In higher education admissions, this manifests as "Lead Blindness." Counsellors stop seeing students as individuals with specific needs and start seeing them as rows of data to be cleared.

The result?

  1. Response Lag: High-potential students wait too long for a human touchpoint.
  2. Counsellor Burnout: High effort on low-quality leads reduces morale.
  3. The "Silent" Churn: The best leads often don't shout the loudest; they exhibit subtle buying behaviors that human eyes miss in a spreadsheet.

The Solution: multidimensional Lead Scoring

The solution isn't to hire more counsellors to churn through lists faster. The solution is to change the order of the list based on intent, not just recency.

At EduSight, we approach this through automated Lead Scoring.

Think of Lead Scoring as a digital triage nurse. Before a student ever reaches a counsellor, the system evaluates them based on a composite of signals. It doesn't just ask "Who is this?" but "What has this person done?"

We calculate this score by looking at two distinct layers of data:

1. Explicit Data (Demographics & Profile)

This is the static information the student provides.

  • Location: Is the student in a priority recruitment region?
  • Academic Background: Do they meet the minimum entry criteria?
  • Program Interest: Are they looking at a course you are actively trying to fill?

2. Implicit Data (Digital Body Language)

This is where EduSight changes the game. We track the behavioral signals that indicate genuine intent.

  • Page Depth: Did they only visit the homepage, or did they spend 5 minutes on the Accommodation and Visa Requirements pages?
  • Resource Engagement: Did they download a prospectus?
  • Recurrence: Have they visited the site multiple times in the last 48 hours?

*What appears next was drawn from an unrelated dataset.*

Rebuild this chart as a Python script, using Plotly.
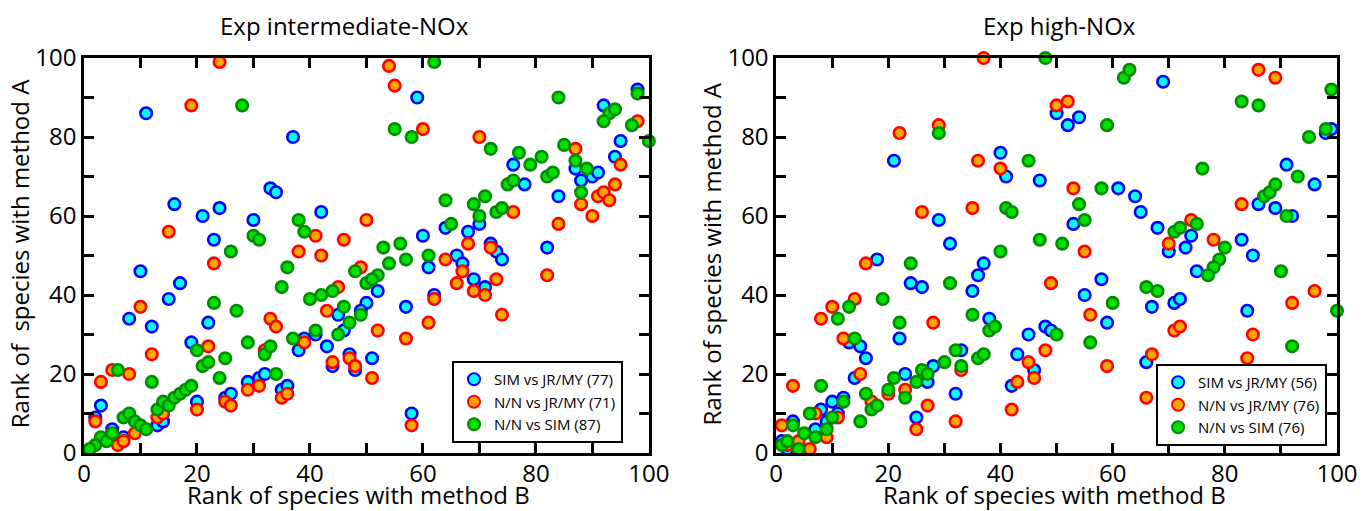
import plotly.graph_objects as go

# ---------------- data: Exp intermediate-NOx (left) ----------------
L_sim_x = [11, 37, 33, 34, 16, 21, 24, 30, 42, 23, 59, 98, 92, 95, 94, 87, 88, 90, 91, 84, 82,
           76, 78, 64, 68, 70, 60, 66, 72, 73, 74, 67, 10, 17, 15, 8, 12, 22, 3, 2, 5, 7, 13, 14,
           20, 19, 25, 26, 29, 31, 32, 35, 36, 38, 39, 41, 45, 46, 43, 44, 47, 48, 50, 49, 51,
           61, 52, 57, 58, 62, 69, 71]
L_sim_y = [86, 80, 67, 66, 63, 60, 62, 59, 61, 54, 90, 92, 88, 79, 75, 72, 69, 70, 71, 65, 52,
           73, 68, 57, 56, 58, 55, 50, 53, 51, 49, 48, 46, 43, 39, 34, 32, 33, 12, 9, 6, 4, 7, 8,
           13, 28, 14, 15, 18, 19, 20, 16, 17, 26, 29, 30, 35, 31, 27, 22, 25, 21, 38, 36, 24,
           47, 41, 37, 10, 40, 44, 42]

L_nj_x = [24, 19, 50, 15, 41, 46, 38, 42, 23, 54, 55, 60, 70, 98, 87, 95, 94, 91, 92, 93, 88,
          90, 84, 76, 64, 68, 72, 10, 12, 5, 8, 3, 2, 6, 7, 9, 13, 14, 20, 22, 32, 33, 34, 25,
          26, 29, 31, 35, 36, 39, 45, 43, 44, 47, 48, 49, 51, 67, 52, 57, 58, 61, 62, 66, 69,
          71, 73, 74, 82]
L_nj_y = [99, 88, 59, 56, 55, 54, 51, 50, 48, 98, 93, 82, 80, 84, 77, 73, 68, 65, 66, 64, 63,
          60, 58, 61, 49, 53, 52, 37, 25, 21, 20, 18, 8, 2, 3, 5, 9, 10, 11, 27, 26, 34, 32, 13,
          12, 16, 17, 14, 15, 28, 42, 36, 23, 24, 22, 47, 19, 46, 31, 29, 7, 33, 39, 43, 41,
          40, 44, 35, 45]

L_ns_x = [28, 38, 39, 30, 31, 26, 62, 55, 58, 72, 84, 98, 93, 94, 92, 97, 100, 85, 87, 89, 88,
          77, 79, 81, 82, 83, 75, 76, 71, 69, 64, 70, 73, 74, 65, 53, 56, 54, 57, 61, 23, 27,
          6, 12, 3, 4, 5, 2, 1, 7, 8, 9, 10, 11, 13, 14, 15, 16, 17, 18, 19, 20, 21, 22, 25,
          24, 29, 32, 33, 34, 35, 36, 37, 41, 40, 42, 44, 46, 47, 45, 48, 50, 49, 52, 51]
L_ns_y = [88, 59, 56, 55, 54, 51, 99, 82, 80, 77, 90, 91, 86, 87, 84, 83, 79, 78, 74, 72, 66,
          76, 73, 75, 70, 71, 68, 69, 65, 63, 64, 60, 61, 62, 58, 52, 53, 48, 49, 50, 38, 36,
          21, 18, 4, 3, 5, 2, 1, 9, 10, 8, 7, 6, 11, 13, 12, 14, 15, 16, 17, 26, 22, 23, 24,
          19, 28, 25, 27, 20, 42, 47, 29, 31, 39, 40, 41, 37, 33, 30, 46, 43, 35, 45, 44]

# ---------------- data: Exp high-NOx (right) ----------------
R_sim_x = [50, 21, 40, 41, 47, 29, 31, 69, 52, 54, 98, 99, 91, 96, 61, 64, 65, 53, 68, 74, 70,
           73, 83, 85, 86, 89, 92, 18, 24, 26, 37, 36, 35, 38, 22, 13, 15, 16, 14, 23, 27, 28,
           33, 32, 25, 43, 45, 48, 49, 46, 42, 12, 10, 8, 11, 9, 7, 3, 1, 2, 75, 58, 55, 67,
           71, 72, 59, 66, 84]
R_sim_y = [86, 74, 76, 70, 69, 59, 53, 94, 83, 85, 81, 82, 73, 68, 67, 65, 61, 58, 57, 55, 51,
           52, 54, 50, 63, 62, 60, 49, 43, 42, 48, 45, 41, 34, 29, 28, 27, 24, 19, 20, 18, 22,
           26, 15, 9, 25, 30, 32, 31, 21, 17, 14, 13, 11, 10, 8, 6, 8, 3, 1, 46, 44, 40, 37,
           38, 39, 33, 23, 36]

R_nj_x = [37, 50, 22, 29, 36, 40, 26, 35, 86, 89, 52, 53, 74, 70, 78, 83, 55, 16, 49, 14, 10,
          8, 28, 12, 15, 3, 23, 20, 33, 27, 25, 32, 17, 48, 45, 46, 43, 42, 7, 11, 9, 6, 4, 1,
          2, 56, 59, 71, 72, 67, 66, 85, 84, 92, 96]
R_nj_y = [100, 88, 81, 83, 74, 72, 61, 62, 97, 95, 89, 67, 59, 53, 54, 63, 51, 48, 43, 39, 37,
          34, 33, 29, 20, 17, 16, 15, 21, 12, 6, 8, 13, 26, 23, 19, 18, 11, 10, 9, 4, 1, 3, 7,
          2, 35, 22, 31, 32, 25, 14, 30, 24, 38, 41]

R_ns_x = [48, 29, 45, 41, 42, 47, 51, 40, 62, 63, 99, 83, 86, 59, 95, 98, 76, 93, 58, 54, 55,
          71, 72, 75, 80, 79, 87, 88, 89, 91, 24, 31, 19, 13, 11, 22, 35, 38, 39, 14, 8, 21,
          20, 23, 25, 26, 27, 30, 32, 33, 16, 17, 18, 15, 36, 37, 50, 12, 6, 10, 9, 7, 5, 4,
          3, 1, 2, 78, 77, 90, 66, 68, 60, 56, 100, 92]
R_ns_y = [100, 81, 74, 62, 61, 54, 53, 51, 95, 97, 92, 89, 88, 83, 80, 82, 72, 70, 67, 63, 59,
          56, 57, 58, 52, 49, 65, 66, 68, 60, 48, 43, 39, 37, 34, 33, 35, 31, 32, 29, 17, 19,
          16, 14, 18, 21, 20, 23, 26, 22, 15, 11, 12, 8, 24, 25, 30, 13, 10, 9, 6, 4, 5, 1,
          7, 2, 3, 47, 45, 46, 42, 41, 38, 28, 36, 27]

names_left = ["SIM vs JR/MY (77)", "N/N vs JR/MY (71)", "N/N vs SIM (87)"]
names_right = ["SIM vs JR/MY (56)", "N/N vs JR/MY (76)", "N/N vs SIM (76)"]

styles = [("#00FFFF", "#0000FF"), ("#FFA500", "#FF0000"), ("#00E000", "#008A00")]

FONT = "Open Sans, Noto Sans, Lato, sans-serif"

fig = go.Figure()

left_sets = [(L_sim_x, L_sim_y), (L_nj_x, L_nj_y), (L_ns_x, L_ns_y)]
right_sets = [(R_sim_x, R_sim_y), (R_nj_x, R_nj_y), (R_ns_x, R_ns_y)]

for (xs, ys), nm, (fc, lc) in zip(left_sets, names_left, styles):
    fig.add_trace(go.Scatter(x=xs, y=ys, mode="markers", name=nm, xaxis="x", yaxis="y",
                             legend="legend", cliponaxis=False,
                             marker=dict(size=11.5, color=fc, line=dict(color=lc, width=2.6))))
for (xs, ys), nm, (fc, lc) in zip(right_sets, names_right, styles):
    fig.add_trace(go.Scatter(x=xs, y=ys, mode="markers", name=nm, xaxis="x2", yaxis="y2",
                             legend="legend2", cliponaxis=False,
                             marker=dict(size=11.5, color=fc, line=dict(color=lc, width=2.6))))

axis_common = dict(
    range=[0, 100], showline=True, linewidth=2.5, linecolor="black", mirror="allticks",
    ticks="inside", ticklen=10, tickwidth=2.5, tickcolor="black", tick0=0, dtick=20,
    showgrid=False, zeroline=False,
    tickfont=dict(family=FONT, size=24, color="black"),
    minor=dict(dtick=10, ticks="inside", ticklen=10, tickwidth=2.5, tickcolor="black",
               showgrid=False),
)

L_DOM = [0.0, 0.4508]
R_DOM = [0.5524, 1.0]

legend_common = dict(font=dict(family=FONT, size=15, color="black"), bgcolor="white",
                     bordercolor="black", borderwidth=2, xanchor="left", yanchor="top",
                     tracegroupgap=0, itemsizing="constant")

fig.update_layout(
    width=1370, height=511, autosize=False,
    margin=dict(l=84, r=26, t=58, b=58),
    paper_bgcolor="white", plot_bgcolor="white",
    xaxis=dict(domain=L_DOM, anchor="y", ticklabelstandoff=-3, **axis_common),
    yaxis=dict(domain=[0, 1], anchor="x", **axis_common),
    xaxis2=dict(domain=R_DOM, anchor="y2", ticklabelstandoff=-3, **axis_common),
    yaxis2=dict(domain=[0, 1], anchor="x2", **axis_common),
    legend=dict(x=0.2937, y=0.233, **legend_common),
    legend2=dict(x=0.8556, y=0.2253, **legend_common),
    font=dict(family=FONT, color="black"),
)

ann_font = dict(family=FONT, size=24, color="black")
annotations = [
    dict(text="Exp intermediate-NOx", x=0.2079, y=1.0835),
    dict(text="Exp high-NOx", x=0.7786, y=1.0835),
    dict(text="Rank of species with method B", x=0.219, y=-0.106),
    dict(text="Rank of species with method B", x=0.7746, y=-0.106),
    dict(text="Rank of \u00a0species with method A", x=-0.0508, y=0.504, textangle=-90),
    dict(text="Rank of species with method A", x=0.5008, y=0.504, textangle=-90),
]
for a in annotations:
    fig.add_annotation(xref="paper", yref="paper", showarrow=False, font=ann_font,
                       xanchor="center", yanchor="middle", **a)

fig.write_html("out.html", config={"displayModeBar": False},
               post_script="document.body.style.margin='0';")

How It Works: Turning Data into a Score

EduSight processes these variables to assign a numerical value (0–100) to every profile.

Let’s compare two leads:

Lead A (Score: 25): Filled out a form on Facebook. Visited the homepage once. No further activity.

Lead B (Score: 85): Visited the website via a Google Search. Spent 10 minutes reading the "Computer Science" course page. Downloaded the "International Student Guide."

In a traditional workflow, Lead A might get called first simply because they filled out the form 10 minutes ago.

With EduSight, Lead B is flagged as "Hot" or "High Priority." The counsellor’s dashboard automatically sorts the list, placing Lead B at the top.

The Operational Impact: From Cold Calling to Closing

When you implement behavioral lead scoring, the conversation changes.

1. Counsellors approach calls with context.

Instead of starting with a generic "How can I help you?", the counsellor can see the high score was driven by visits to the Scholarship page. The opening line becomes: "I noticed you were looking into our scholarship options—would you like me to walk you through the application process?"

2. Efficiency skyrockets.

By focusing 80% of their energy on the top 20% of scored leads, counsellors secure enrollments faster. The lower-scored leads aren't ignored; they are nurtured via automated email workflows until their score increases.

3. Student experience improves.

High-intent students get the immediate attention they crave, while early-stage students aren't pressured by premature sales calls.

Conclusion

Your admissions team works hard. But in a landscape of overwhelming data, hard work alone isn't enough. You need to work intelligently.

By moving away from spreadsheets and adopting behavioral lead scoring, you ensure that no high-potential student is ever lost in the noise. It’s not about replacing the human connection in admissions; it’s about ensuring that connection happens with the right student, at the exact right moment.